Oct. 5 — Another federal judge has upheld California’s law banning discretionary clauses in insurance contracts, finding that the law doesn’t run afoul of the federal Employee Retirement Income Security Act ( Murphy v. Cal. Physicians Serv. , 2016 BL 329950, N.D. Cal., No. 4:14-cv-02581-PJH, 10/3/16 ).

More than half the states have enacted or are in the process of implementing laws banning discretionary clauses in insurance contracts, and such clauses have become a hot topic in ERISA litigation. Many cases ask whether ERISA preempts the state statutes, which are aimed at raising the level of scrutiny applied to insurers that deny claims for benefits. A decision that upholds a statute is usually a loss for the insurer, because it means that its decision denying benefits will be subject to a lower level of judicial scrutiny.

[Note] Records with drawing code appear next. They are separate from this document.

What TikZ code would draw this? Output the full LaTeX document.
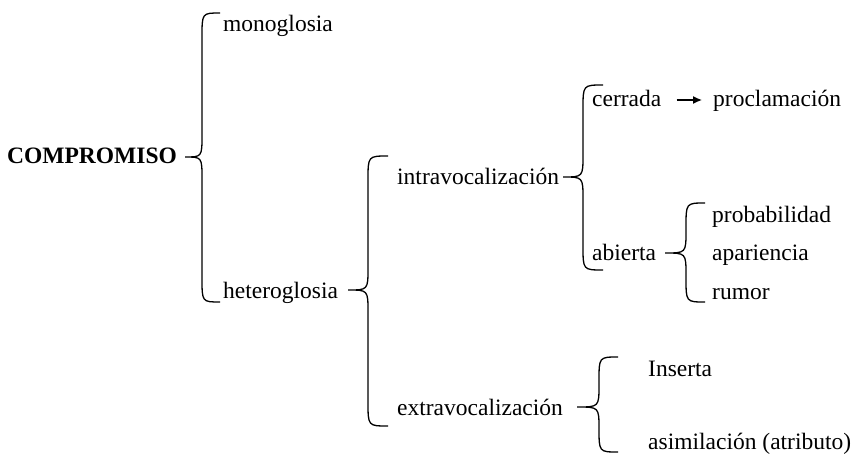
\documentclass[tikz,border=0pt]{standalone}
\usepackage{fontspec}
\setmainfont{Liberation Serif}
\usepackage{tikz}
\usetikzlibrary{calc}
\usetikzlibrary{arrows.meta}
\newcommand{\curly}[6]{\draw[brc] ( #6 , #4 ) .. controls ( #3 , #4 ) .. ( #3 , #4 + 24 ) -- ( #3 , #2 - 22 ) .. controls ( #3 , #2 ) .. ( #1 , #2 ) .. controls ( #3 , #2 ) .. ( #3 , #2 + 22 ) -- ( #3 , #5 - 24 ) .. controls ( #3 , #5 ) .. ( #6 , #5 );}
\tikzset{
  lbl/.style={anchor=base west, inner sep=0pt, font=\fontsize{23.5}{28}\selectfont},
  brc/.style={line width=1.3pt},
  arr/.style={line width=1.3pt, -{Latex[length=9pt,width=8pt]}}
}
\begin{document}
\begin{tikzpicture}[x=1pt, y=-1pt]
            \useasboundingbox (0,0) rectangle (854,455);
            % level 1
            \node[lbl, font=\fontsize{23.5}{28}\selectfont\bfseries] (compromiso) at (7,163) {COMPROMISO};
            \curly{185}{157}{202}{13}{302}{220}
            \node[lbl] (mono) at (223,31) {monoglosia};
            \node[lbl] (hetero) at (223,298) {heteroglosia};
            % level 2
            \curly{348}{290}{368}{156}{426}{388}
            \node[lbl] (intra) at (397,184) {intravocalización};
            \node[lbl] (extra) at (397,415) {extravocalización};
            % level 3
            \curly{563}{177}{583}{85}{270}{603}
            \node[lbl] (cerrada) at (592,106) {cerrada};
            \node[lbl] (procl) at (713,106) {proclamación};
            \draw[arr] ($(cerrada.base east)+(15,-6)$) -- ($(procl.base west)+(-11,-6)$);
            \node[lbl] (abierta) at (592,260) {abierta};
            \curly{665}{253}{686}{203}{302}{705}
            \node[lbl] (prob) at (712,222) {probabilidad};
            \node[lbl] (apar) at (712,260) {apariencia};
            \node[lbl] (rumor) at (712,299) {rumor};
            % level 3, extra
            \curly{577}{407}{599}{357}{452}{618}
            \node[lbl] (inserta) at (648,376) {Inserta};
            \node[lbl] (asim) at (648,449) {asimilación (atributo)};
        \end{tikzpicture}
\end{document}
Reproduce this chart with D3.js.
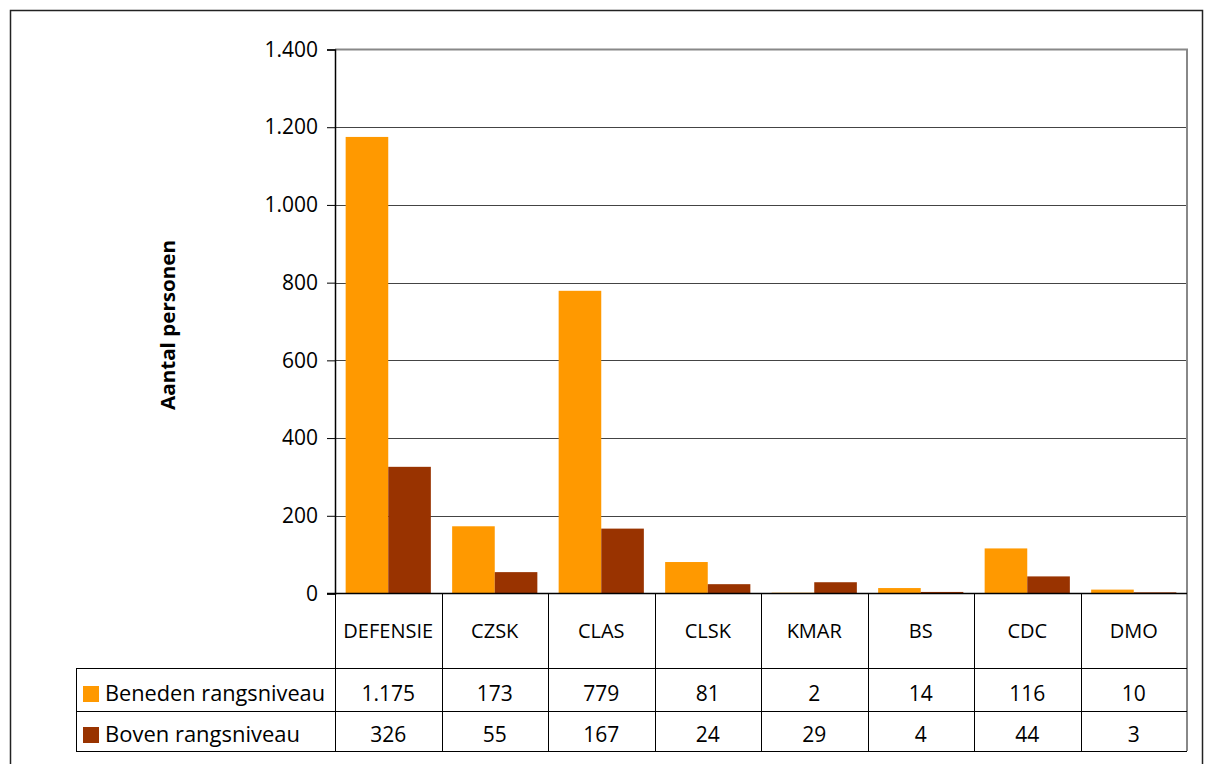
<!DOCTYPE html>
<html>
  <head>
    <meta charset="utf-8">
    <title>Aantal personen per rangsniveau</title>
    <script src="https://d3js.org/d3.v7.min.js"></script>
    <style>
      body { margin: 0; background: #fff; }
      text { font-family: "Open Sans", "Noto Sans", sans-serif; fill: #000; }
    </style>
  </head>
  <body>
    <script>
      var categories = ["DEFENSIE", "CZSK", "CLAS", "CLSK", "KMAR", "BS", "CDC", "DMO"];
      var seriesNames = ["Beneden rangsniveau", "Boven rangsniveau"];
      var beneden = [1175, 173, 779, 81, 2, 14, 116, 10];
      var boven = [326, 55, 167, 24, 29, 4, 44, 3];
      var yTicks = [0, 200, 400, 600, 800, 1000, 1200, 1400];
      var colors = ["#ff9900", "#993300"];

      var width = 1207, height = 764;
      var plot = {left: 335, right: 1187, top: 49.5, bottom: 593.5};
      var table = {left: 76, catRow: 668, row1: 711, row2: 751};

      var nl = d3.formatLocale({decimal: ",", thousands: ".", grouping: [3], currency: ["€", ""]});
      var fmt = nl.format(",d");

      var svg = d3.select("body").append("svg")
        .attr("width", width)
        .attr("height", height);

      // outer frame
      svg.append("rect")
        .attr("x", 10.5).attr("y", 10.5)
        .attr("width", 1192).attr("height", 770)
        .attr("fill", "none")
        .attr("stroke", "#222")
        .attr("stroke-width", 1.5);

      var x = d3.scaleBand()
        .domain(categories)
        .range([plot.left, plot.right]);
      var x1 = d3.scaleBand()
        .domain(seriesNames)
        .range([0, x.bandwidth()])
        .paddingOuter(0.25);
      var y = d3.scaleLinear()
        .domain([0, 1400])
        .range([plot.bottom, plot.top]);

      // gridlines
      svg.append("g")
        .selectAll("line")
        .data(yTicks.slice(1, -1))
        .enter().append("line")
          .attr("x1", plot.left).attr("x2", plot.right)
          .attr("y1", function(d) { return Math.round(y(d)) + 0.5; })
          .attr("y2", function(d) { return Math.round(y(d)) + 0.5; })
          .attr("stroke", "#444")
          .attr("stroke-width", 1);

      // plot border top / right
      svg.append("path")
        .attr("d", "M" + plot.left + "," + plot.top + "H" + plot.right + "V" + table.row2)
        .attr("fill", "none")
        .attr("stroke", "#888")
        .attr("stroke-width", 2);

      // bars
      var series = [beneden, boven];
      series.forEach(function(vals, s) {
        svg.append("g")
          .selectAll("rect")
          .data(vals)
          .enter().append("rect")
            .attr("x", function(d, i) { return x(categories[i]) + x1(seriesNames[s]); })
            .attr("y", function(d) { return y(d); })
            .attr("width", x1.bandwidth())
            .attr("height", function(d) { return y(0) - y(d); })
            .attr("fill", colors[s]);
      });

      // y axis
      var yAxis = d3.axisLeft(y)
        .tickValues(yTicks)
        .tickSize(8)
        .tickPadding(9)
        .tickFormat(fmt);
      var ya = svg.append("g")
        .attr("transform", "translate(" + plot.left + ",0)")
        .call(yAxis);
      ya.select(".domain").attr("stroke", "#000").attr("stroke-width", 1.5);
      ya.selectAll(".tick line").attr("stroke", "#000");
      ya.selectAll(".tick text")
        .style("font-size", "21px")
        .attr("fill", "#000");

      // y axis title
      svg.append("text")
        .attr("transform", "translate(175," + 325 + ") rotate(-90)")
        .attr("text-anchor", "middle")
        .attr("textLength", 170)
        .attr("lengthAdjust", "spacingAndGlyphs")
        .style("font-size", "19px")
        .style("font-weight", "bold")
        .text("Aantal personen");

      // data table lines
      var tg = svg.append("g").attr("stroke", "#000").attr("stroke-width", 1);
      tg.append("line")
        .attr("x1", plot.left - 8).attr("x2", plot.right)
        .attr("y1", plot.bottom).attr("y2", plot.bottom)
        .attr("stroke-width", 1.5);
      [table.catRow, table.row1, table.row2].forEach(function(yy) {
        tg.append("line")
          .attr("x1", table.left).attr("x2", plot.right)
          .attr("y1", yy + 0.5).attr("y2", yy + 0.5);
      });
      tg.append("line")
        .attr("x1", table.left + 0.5).attr("x2", table.left + 0.5)
        .attr("y1", table.catRow).attr("y2", table.row2);
      tg.selectAll(".sep")
        .data(categories)
        .enter().append("line")
          .attr("x1", function(d) { return Math.round(x(d)) + 0.5; })
          .attr("x2", function(d) { return Math.round(x(d)) + 0.5; })
          .attr("y1", plot.bottom).attr("y2", table.row2);

      // category labels
      svg.append("g")
        .selectAll("text")
        .data(categories)
        .enter().append("text")
          .attr("x", function(d) { return x(d) + x.bandwidth() / 2; })
          .attr("y", 638)
          .attr("text-anchor", "middle")
          .style("font-size", "20px")
          .text(function(d) { return d; });

      // values rows
      var rowY = [701, 742];
      series.forEach(function(vals, s) {
        svg.append("g")
          .selectAll("text")
          .data(vals)
          .enter().append("text")
            .attr("x", function(d, i) { return x(categories[i]) + x.bandwidth() / 2; })
            .attr("y", rowY[s])
            .attr("text-anchor", "middle")
            .style("font-size", "21px")
            .text(function(d) { return fmt(d); });
      });

      // legend keys in table
      seriesNames.forEach(function(name, s) {
        svg.append("rect")
          .attr("x", 83).attr("y", rowY[s] - 15)
          .attr("width", 16).attr("height", 16)
          .attr("fill", colors[s]);
        svg.append("text")
          .attr("x", 105).attr("y", rowY[s])
          .attr("textLength", s === 0 ? 220 : 195)
          .attr("lengthAdjust", "spacingAndGlyphs")
          .style("font-size", "21px")
          .text(name);
      });
    </script>
  </body>
</html>
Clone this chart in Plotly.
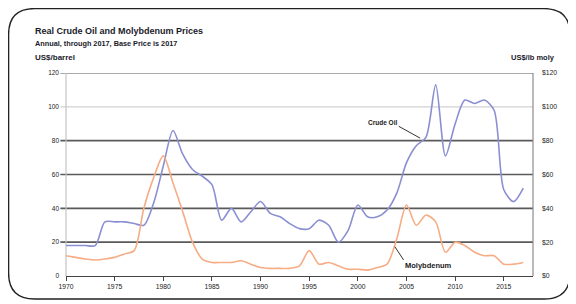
import plotly.graph_objects as go

years = list(range(1970, 2018))
crude_oil = [18, 18, 18, 18, 32, 32, 32, 31, 30, 43, 65, 86, 72, 63, 59, 54,
             33, 40, 32, 38, 44, 37, 35, 31, 28, 28, 33, 30, 20, 27, 42, 35,
             35, 39, 49, 67, 77, 82, 113, 71, 90, 104, 102, 104, 98, 51, 44, 52]
molybdenum = [12, 11, 10, 9.5, 10, 11, 13, 15, 40, 58, 71, 55, 38, 20, 10, 8,
              8, 8, 9, 7, 5, 4.5, 4.5, 4.5, 6, 15, 7, 8, 6, 4, 4, 3.5,
              5, 7, 22, 42, 30, 36, 32, 14, 20, 18, 14, 12, 12, 7, 7, 8]
x_ticks = list(range(1970, 2020, 5))
y_ticks = [0, 20, 40, 60, 80, 100, 120]
dark_grid = [20, 40, 60, 80]
light_grid = [100]

# page is shown with an 8px body margin; work in page pixels and shift
OFF = 8
W, H = 576 - OFF, 304 - OFF
L, R, T, B = 66, 533, 73, 276  # plot area in page pixels


def px(x):
    return (x - L) / (R - L)


def py(y):
    return (B - y) / (B - T)


FONT = "Liberation Sans"

fig = go.Figure()
fig.add_trace(go.Scatter(x=years, y=crude_oil, mode="lines", name="Crude Oil",
                         line=dict(color="#8a8fd2", width=1.6, shape="spline", smoothing=0.8),
                         yaxis="y"))
fig.add_trace(go.Scatter(x=years, y=molybdenum, mode="lines", name="Molybdenum",
                         line=dict(color="#f6ac84", width=1.6, shape="spline", smoothing=0.8),
                         yaxis="y2"))

shapes = []
for g in dark_grid:
    shapes.append(dict(type="line", xref="paper", yref="y", x0=-0.012, x1=1, y0=g, y1=g,
                       line=dict(color="#5a5a5a", width=1.6), layer="below"))
for g in light_grid:
    shapes.append(dict(type="line", xref="paper", yref="y", x0=-0.012, x1=1, y0=g, y1=g,
                       line=dict(color="#d2d2d2", width=1.4), layer="below"))
shapes.append(dict(type="line", xref="paper", yref="y", x0=-0.012, x1=1, y0=120, y1=120,
                   line=dict(color="#8c8c8c", width=1.4), layer="below"))
shapes.append(dict(type="line", xref="paper", yref="paper", x0=1, x1=1, y0=0, y1=1,
                   line=dict(color="#8c8c8c", width=1.2), layer="below"))
shapes.append(dict(type="line", xref="paper", yref="paper", x0=0, x1=0, y0=0, y1=1,
                   line=dict(color="#c4c4c4", width=1.2), layer="below"))

# rounded outer frame (page pixels)
x0, x1, y0, y1, r = 8.6, 570, 8.6, 299, 26
path = (f"M {px(x0)},{py(y0 + r)} Q {px(x0)},{py(y0)} {px(x0 + r)},{py(y0)} "
        f"L {px(x1 - r)},{py(y0)} Q {px(x1)},{py(y0)} {px(x1)},{py(y0 + r)} "
        f"L {px(x1)},{py(y1 - r)} Q {px(x1)},{py(y1)} {px(x1 - r)},{py(y1)} "
        f"L {px(x0 + r)},{py(y1)} Q {px(x0)},{py(y1)} {px(x0)},{py(y1 - r)} Z")
shapes.append(dict(type="path", xref="paper", yref="paper", path=path,
                   line=dict(color="#222222", width=1.4)))

# annotation pointer lines (data coordinates)
shapes.append(dict(type="line", xref="x", yref="y", x0=2004.2, y0=88.5, x1=2006.4, y1=81.5,
                   line=dict(color="#333333", width=1)))
shapes.append(dict(type="line", xref="x", yref="y", x0=2003.8, y0=17.3, x1=2004.7, y1=9.5,
                   line=dict(color="#333333", width=1)))

annotations = [
    dict(text="<b>Real Crude Oil and Molybdenum Prices</b>", xref="paper", yref="paper",
         x=px(33), y=py(31), xanchor="left", yanchor="middle", showarrow=False,
         font=dict(family=FONT, size=9, color="#1a1a2a")),
    dict(text="<b>Annual, through 2017, Base Price is 2017</b>", xref="paper", yref="paper",
         x=px(33), y=py(43.5), xanchor="left", yanchor="middle", showarrow=False,
         font=dict(family=FONT, size=7.3, color="#1a1a2a")),
    dict(text="<b>US$/barrel</b>", xref="paper", yref="paper",
         x=px(33), y=py(57), xanchor="left", yanchor="middle", showarrow=False,
         font=dict(family=FONT, size=8, color="#1a1a2a")),
    dict(text="<b>US$/lb moly</b>", xref="paper", yref="paper",
         x=px(557), y=py(57), xanchor="right", yanchor="middle", showarrow=False,
         font=dict(family=FONT, size=7.5, color="#1a1a2a")),
    dict(text="<b>Crude Oil</b>", xref="x", yref="y", x=2004.2, y=90.5,
         xanchor="right", yanchor="middle", showarrow=False,
         font=dict(family=FONT, size=6.5, color="#1a1a1a")),
    dict(text="<b>Molybdenum</b>", xref="x", yref="y", x=2004.6, y=6.5,
         xanchor="left", yanchor="middle", showarrow=False,
         font=dict(family=FONT, size=7.5, color="#1a1a1a")),
]

fig.update_layout(
    width=W, height=H,
    margin=dict(l=L - OFF, r=576 - R, t=T - OFF, b=304 - B, pad=0),
    paper_bgcolor="white", plot_bgcolor="white",
    showlegend=False,
    shapes=shapes, annotations=annotations,
    xaxis=dict(range=[1970, 2018], tickvals=x_ticks, showgrid=False, zeroline=False,
               showline=True, linecolor="#444444", linewidth=1.4,
               ticks="outside", ticklen=4, tickcolor="#444444",
               tickfont=dict(family=FONT, size=6.8, color="#222222")),
    yaxis=dict(range=[0, 120], tickvals=y_ticks, showgrid=False, zeroline=False,
               showline=False, ticks="", ticklabelstandoff=6,
               tickfont=dict(family=FONT, size=6.5, color="#222222")),
    yaxis2=dict(range=[0, 120], tickvals=y_ticks, ticktext=[f"${v}" for v in y_ticks],
                overlaying="y", side="right", showgrid=False, zeroline=False,
                showline=False, ticks="", ticklabelstandoff=8,
                tickfont=dict(family=FONT, size=6.8, color="#222222")),
)

fig.write_html("out.html")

In the latest case, a judge Oct. 3 rejected Blue Shield of California’s attempt to paint California’s ban on discretionary clauses as ERISA-preempted. The California law has been upheld by multiple federal judges in decisions involving Aetna Life Insurance Co., Metropolitan Life Insurance Co., Principal Life Insurance Co. and United of Omaha Life Insurance Co. The U.S. Court of Appeals for the Ninth Circuit hasn’t yet ruled on the California law, but it approved a similar practice by the Montana Insurance Commissioner in 2009.

As a result of this ruling, Prudential Insurance Co. of America’s decision denying long-term disability benefits to a Blue Shield employee will be subject to more rigorous judicial scrutiny.

In addition to finding the California law enforceable, the judge also found that the disability policy in question didn’t contain an unambiguous grant of discretionary authority in favor of Prudential—a common prerequisite for an insurer seeking favorable judicial review of a benefit denial. In the judge’s view, language conditioning benefits on Prudential finding “satisfactory proof of disability” wasn’t a sufficient grant of authority to the insurer.

The judge also refused to consider language in a summary plan description that gave discretionary authority to Prudential, reasoning that statements in summary plan descriptions don’t, by themselves, constitute the terms of a given ERISA plan.

Judge Phyllis J. Hamilton of the U.S. District Court for the Northern District of California wrote the decision.

Kantor & Kantor LLP represented the Blue Shield employee. Meserve Mumper & Hughes LLP represented Blue Shield and Prudential.